Eh, besides finding Bruce pretty overrated in general, from what footage I've seen of Maiden live recently he's not going as strong as everyone says he is. For instance the Number Of The Beast scream seems way lower than it used to be, whatever all the Maiden fanboys yelling 'he can still do the scream!' might think; it's originally an A5, a note that James has hit live fairly recently even though he's apparently in worse shape. I call shenanigans - you can tell James has aged, for sure, but for a singer whose vocal chords have been through so much hell I'd say he's one of the better-aged ones out there.
As for 'technical' superiority, let's actually examine the only real measuring stick we have, shall we? You can't exactly measure vocal power, but range is definitely discrete data:
James: C#2-A5 (he hits his lowest in In Too Deep from Elements Of Persuasion and his highest, funnily enough, covering Number Of The Beast, though he's also hit it during performances of LITS before)
Bruce: B1-F5 (this is going by research someone else has done, but it's good research
https://www.youtube.com/watch?v=uIOqU-Y3TEQ)

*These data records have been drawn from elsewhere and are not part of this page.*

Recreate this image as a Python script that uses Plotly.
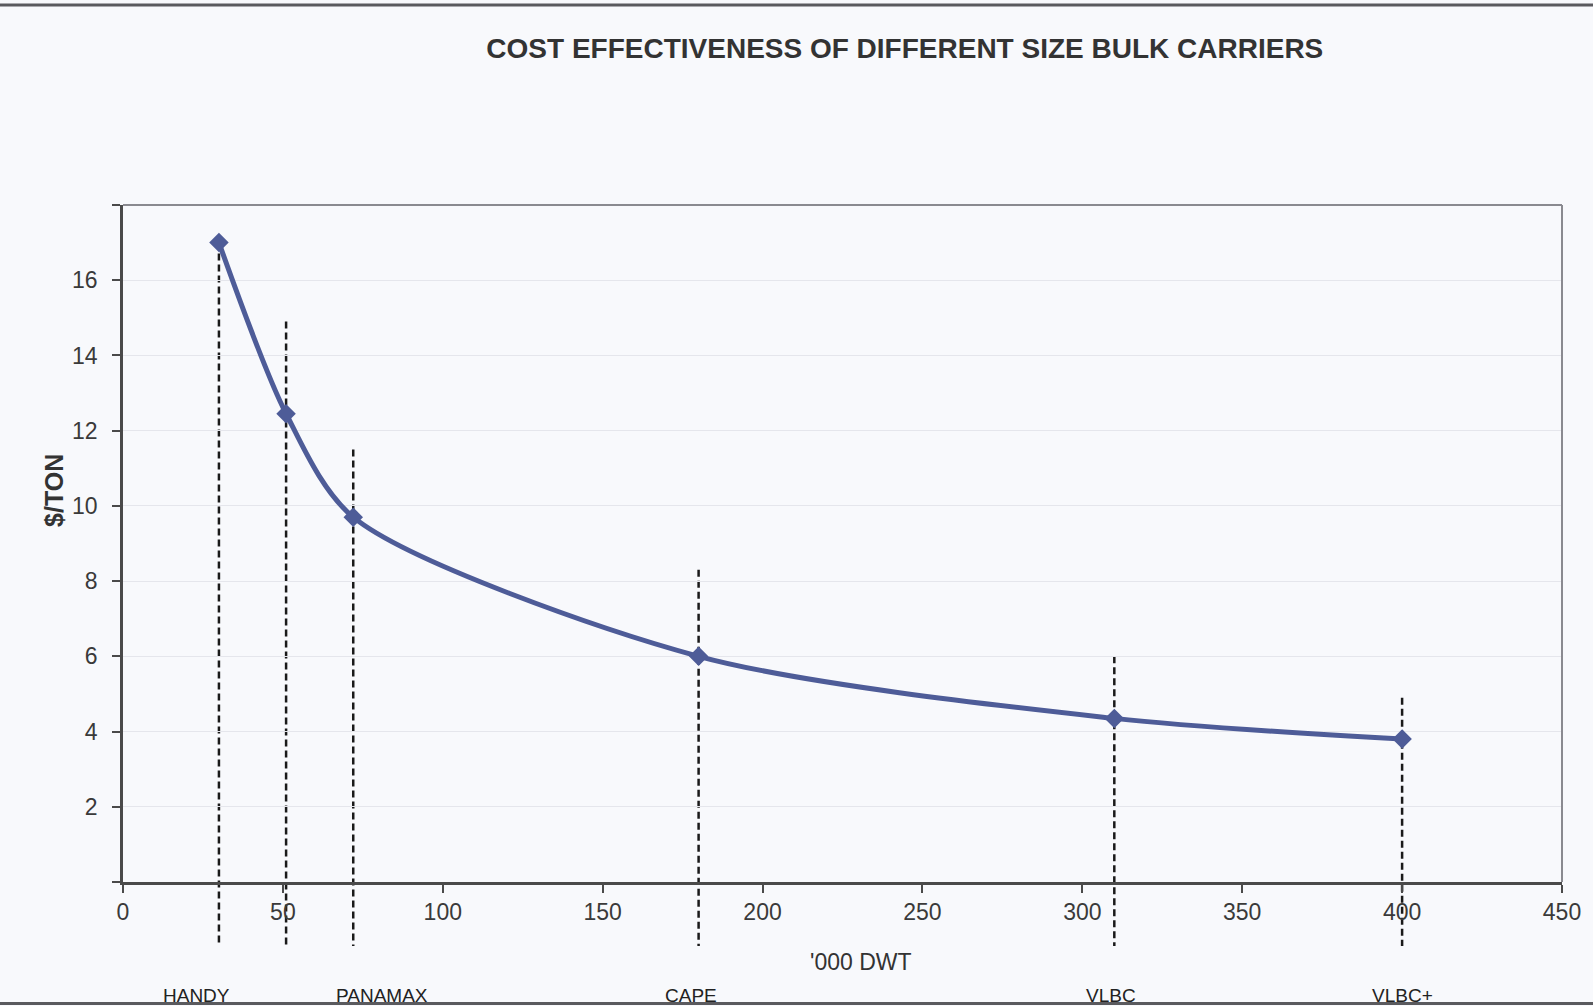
import plotly.graph_objects as go

# Ship size ('000 DWT) and unit cost ($/ton) for each bulk carrier class
dwt = [30, 51, 72, 180, 310, 400]
cost_per_ton = [17.0, 12.45, 9.7, 6.0, 4.35, 3.8]

# Dashed guide lines at each size, top end in $/ton
guide_top = [17.0, 14.9, 11.5, 8.3, 6.0, 4.9]
guide_bottom = -1.7

# Class names written under the axis, with their x positions ('000 DWT)
class_names = ["HANDY", "PANAMAX", "CAPE", "VLBC", "VLBC+"]
class_pos = [23, 81, 177.5, 309, 400]

x_ticks = [0, 50, 100, 150, 200, 250, 300, 350, 400, 450]
y_ticks = [0, 2, 4, 6, 8, 10, 12, 14, 16, 18]
y_tick_text = ["", "2", "4", "6", "8", "10", "12", "14", "16", ""]

X_RANGE = [0, 450]
Y_RANGE = [0, 18]

BG = "#f8f9fc"
LINE = "#4e5c98"
AXIS = "#4a4a4a"
FONT = "Liberation Sans, Arial, sans-serif"

fig = go.Figure()

fig.add_trace(go.Scatter(
    x=dwt, y=cost_per_ton,
    mode="lines+markers",
    line=dict(color=LINE, width=5, shape="spline", smoothing=0.8),
    marker=dict(symbol="diamond", size=15, color=LINE),
    cliponaxis=False,
    showlegend=False,
))

shapes = []
# vertical dashed guides, running from the curve down past the axis
for xv, top in zip(dwt, guide_top):
    shapes.append(dict(
        type="line", xref="x", yref="paper",
        x0=xv, x1=xv,
        y0=top / Y_RANGE[1], y1=guide_bottom / Y_RANGE[1],
        line=dict(color="#1a1a1a", width=2.5, dash="7px,4px"),
        layer="below",
    ))

# top and right frame of the plot area
shapes.append(dict(type="line", xref="paper", yref="paper", x0=0, x1=1, y0=1, y1=1,
                   line=dict(color="#8a8a90", width=2)))
shapes.append(dict(type="line", xref="paper", yref="paper", x0=1, x1=1, y0=0, y1=1,
                   line=dict(color="#8a8a90", width=2)))
# page rules above and below the chart
shapes.append(dict(type="line", xref="paper", yref="paper", x0=-0.09, x1=1.03,
                   y0=1.2954, y1=1.2954, line=dict(color="#5a5a5e", width=3)))
shapes.append(dict(type="line", xref="paper", yref="paper", x0=-0.09, x1=1.03,
                   y0=-0.1795, y1=-0.1795, line=dict(color="#5a5a5e", width=3)))

annotations = []
for name, xp in zip(class_names, class_pos):
    annotations.append(dict(
        text=name, x=xp, xref="x", y=-0.168, yref="paper",
        showarrow=False, xanchor="center", yanchor="middle",
        font=dict(family=FONT, size=19, color="#222"),
    ))
annotations.append(dict(
    text="'000 DWT", x=0.513, xref="paper", y=-0.118, yref="paper",
    showarrow=False, xanchor="center", yanchor="middle",
    font=dict(family=FONT, size=23, color="#333"),
))
annotations.append(dict(
    text="<b>$/TON</b>", x=-0.0485, xref="paper", y=0.578, yref="paper",
    showarrow=False, xanchor="center", yanchor="middle", textangle=-90,
    font=dict(family=FONT, size=25, color="#333"),
))

fig.update_layout(
    width=1593, height=1006,
    margin=dict(l=123, r=28, t=205, b=124),
    paper_bgcolor=BG, plot_bgcolor=BG,
    title=dict(
        text="<b>COST EFFECTIVENESS OF DIFFERENT SIZE BULK CARRIERS</b>",
        x=0.568, xref="container", xanchor="center",
        y=1 - 48 / 1006, yref="container", yanchor="middle",
        font=dict(family=FONT, size=28, color="#333"),
    ),
    shapes=shapes,
    annotations=annotations,
    showlegend=False,
)

fig.update_xaxes(
    range=X_RANGE, tickvals=x_ticks, ticktext=[str(v) for v in x_ticks],
    ticks="outside", ticklen=8, tickwidth=1.5, tickcolor=AXIS,
    showline=True, linecolor=AXIS, linewidth=2.5,
    showgrid=False, zeroline=False,
    tickfont=dict(family=FONT, size=23, color="#3a3a3a"),
)
fig.update_yaxes(
    range=Y_RANGE, tickvals=y_ticks, ticktext=y_tick_text,
    ticks="outside", ticklen=8, tickwidth=1.5, tickcolor=AXIS,
    ticklabelstandoff=10,
    showline=True, linecolor=AXIS, linewidth=2.5,
    showgrid=True, gridcolor="#e5e6ec", gridwidth=1.2, zeroline=False,
    tickfont=dict(family=FONT, size=23, color="#3a3a3a"),
)

fig.write_html("out.html")
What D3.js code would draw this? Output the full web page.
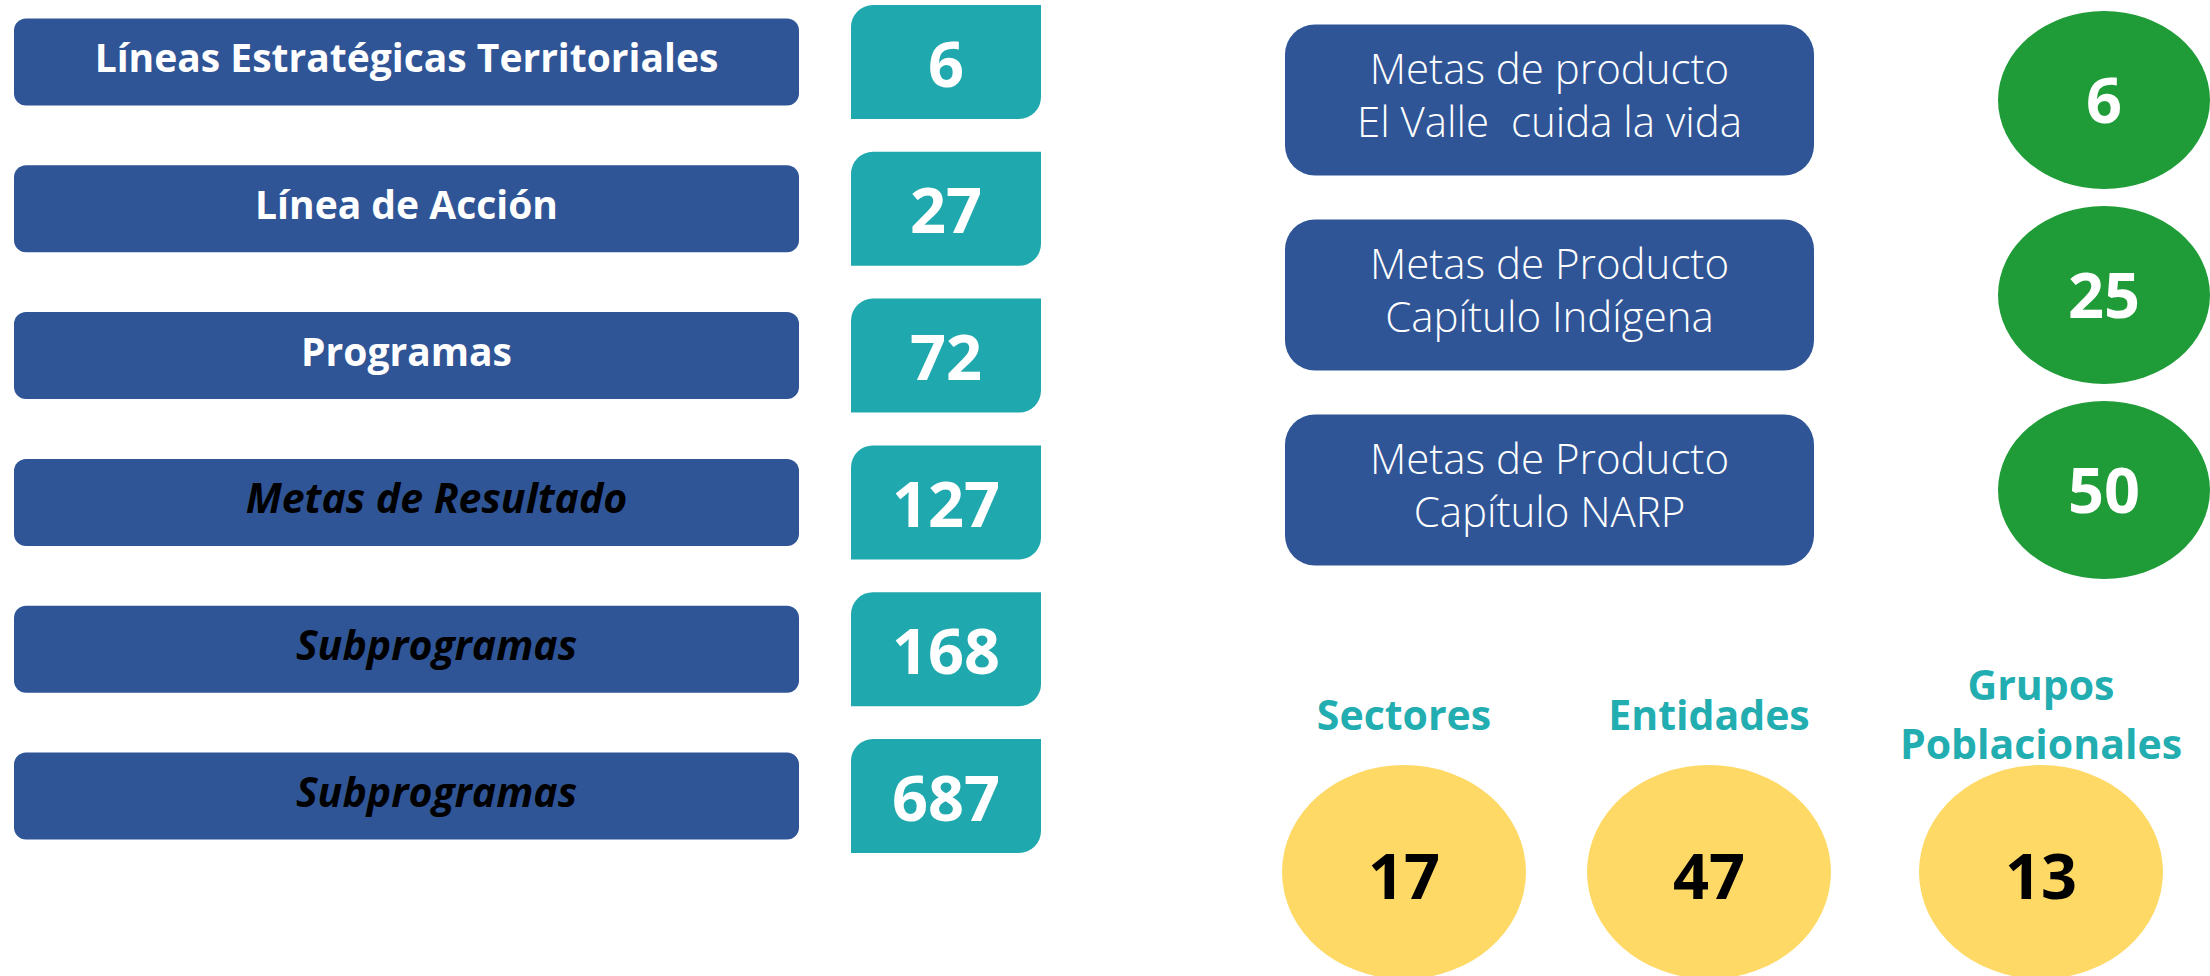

Keep in mind this is full voice notes only - Bruce extends his range by nearly half an octave through the use of falsetto. James doesn't have much vocal fry or falsetto stuff, so pretty much all his recorded notes are full voice. I have my own conclusions (he does a fry part while singing to a fan on one of Jordan's vokle chats, and I think he hit somewhere around A1, and I think - I THINK - he hits a falsetto B5 in 'Coming Home', but my ears might be an octave out), but for the purposes of this discussion fry and falsetto are unimportant as they're basically artificial extensions of range rather than part of a singer's actual voice.
What we can see from this is that Bruce has 2 semitones over James in the low end, but James has 4 semitones over him in the high end, resulting in what is objectively a wider vocal range, if only slightly.
Anyways, as for my personal preference, I think James in his prime is unbeatable by anyone ever. He has the versatility, the strength, the whopping range, and a very distinctive, identifiable vocal timbre. Bruce I will respect as a pioneer, as one of heavy metal's first wailing, operatic frontman, but James has my favourite voice in the world and back then it was flawless.